### Data lines
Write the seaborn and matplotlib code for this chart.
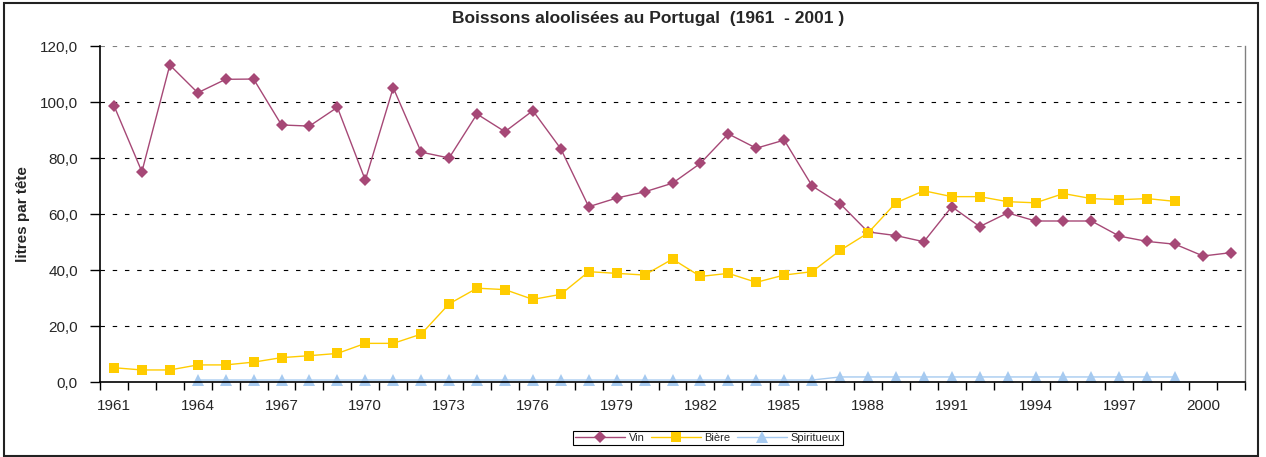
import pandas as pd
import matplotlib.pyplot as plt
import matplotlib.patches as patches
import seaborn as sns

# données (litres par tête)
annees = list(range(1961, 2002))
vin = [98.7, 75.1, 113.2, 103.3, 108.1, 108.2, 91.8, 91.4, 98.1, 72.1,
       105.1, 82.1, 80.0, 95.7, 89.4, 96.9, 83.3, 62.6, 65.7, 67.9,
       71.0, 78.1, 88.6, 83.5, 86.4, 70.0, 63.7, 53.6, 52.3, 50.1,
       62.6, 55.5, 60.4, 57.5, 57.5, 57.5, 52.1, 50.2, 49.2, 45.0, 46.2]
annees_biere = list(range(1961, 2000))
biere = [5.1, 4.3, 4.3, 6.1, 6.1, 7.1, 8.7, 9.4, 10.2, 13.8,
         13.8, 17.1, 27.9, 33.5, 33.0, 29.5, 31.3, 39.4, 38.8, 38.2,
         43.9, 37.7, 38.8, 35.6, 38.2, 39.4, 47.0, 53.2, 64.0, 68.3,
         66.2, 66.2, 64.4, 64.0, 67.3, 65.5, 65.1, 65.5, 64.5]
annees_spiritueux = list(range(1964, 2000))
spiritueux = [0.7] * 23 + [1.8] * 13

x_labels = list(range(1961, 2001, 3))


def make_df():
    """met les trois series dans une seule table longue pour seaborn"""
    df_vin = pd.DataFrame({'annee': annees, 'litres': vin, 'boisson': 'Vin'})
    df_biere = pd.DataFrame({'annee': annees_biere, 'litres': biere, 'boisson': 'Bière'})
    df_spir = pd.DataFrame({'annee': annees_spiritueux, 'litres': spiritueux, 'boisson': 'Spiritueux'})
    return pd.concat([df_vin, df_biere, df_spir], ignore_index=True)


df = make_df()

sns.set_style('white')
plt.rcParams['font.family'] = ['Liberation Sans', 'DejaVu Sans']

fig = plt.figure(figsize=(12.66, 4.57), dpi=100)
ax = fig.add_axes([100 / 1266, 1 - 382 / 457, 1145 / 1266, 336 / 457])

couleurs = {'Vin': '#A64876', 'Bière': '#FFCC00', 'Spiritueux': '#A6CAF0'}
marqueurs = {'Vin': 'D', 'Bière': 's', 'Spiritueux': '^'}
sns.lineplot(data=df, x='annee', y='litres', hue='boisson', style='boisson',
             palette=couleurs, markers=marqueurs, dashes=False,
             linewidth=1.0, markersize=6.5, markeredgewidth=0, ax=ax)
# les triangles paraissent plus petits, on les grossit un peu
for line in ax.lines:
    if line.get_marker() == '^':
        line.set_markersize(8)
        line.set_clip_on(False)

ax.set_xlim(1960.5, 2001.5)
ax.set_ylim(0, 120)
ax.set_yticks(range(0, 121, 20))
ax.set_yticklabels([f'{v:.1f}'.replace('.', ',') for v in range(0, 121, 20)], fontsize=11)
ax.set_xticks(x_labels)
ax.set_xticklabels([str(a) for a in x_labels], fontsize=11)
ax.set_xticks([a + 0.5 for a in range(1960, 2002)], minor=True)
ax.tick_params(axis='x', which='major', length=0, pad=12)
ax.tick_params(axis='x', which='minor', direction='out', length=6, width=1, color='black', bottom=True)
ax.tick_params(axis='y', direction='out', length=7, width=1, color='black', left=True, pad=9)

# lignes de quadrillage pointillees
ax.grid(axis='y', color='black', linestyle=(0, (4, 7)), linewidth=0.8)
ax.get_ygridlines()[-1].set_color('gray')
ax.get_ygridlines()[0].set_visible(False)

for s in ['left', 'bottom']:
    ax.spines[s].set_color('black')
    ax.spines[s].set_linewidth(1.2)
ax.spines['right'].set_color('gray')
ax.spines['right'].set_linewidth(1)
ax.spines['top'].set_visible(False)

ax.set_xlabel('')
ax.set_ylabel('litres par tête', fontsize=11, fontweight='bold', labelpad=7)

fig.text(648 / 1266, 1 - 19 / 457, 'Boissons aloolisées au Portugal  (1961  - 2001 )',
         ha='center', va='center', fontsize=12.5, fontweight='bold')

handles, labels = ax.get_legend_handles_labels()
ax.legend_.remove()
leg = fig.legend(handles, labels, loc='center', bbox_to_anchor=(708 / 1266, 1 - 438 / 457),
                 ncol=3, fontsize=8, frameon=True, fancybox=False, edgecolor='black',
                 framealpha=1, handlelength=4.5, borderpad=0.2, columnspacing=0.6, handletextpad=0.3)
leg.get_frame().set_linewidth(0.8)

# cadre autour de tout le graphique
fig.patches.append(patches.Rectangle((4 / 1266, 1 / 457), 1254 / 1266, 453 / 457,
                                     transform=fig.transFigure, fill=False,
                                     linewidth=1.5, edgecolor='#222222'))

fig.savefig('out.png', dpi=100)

### Exercise aim
Your task is to restate word for word the lines from the top of the data to the line containing "import seaborn as sns", both ends included, with every picture left out.

### Task solution
Write the seaborn and matplotlib code for this chart.
import pandas as pd
import matplotlib.pyplot as plt
import matplotlib.patches as patches
import seaborn as sns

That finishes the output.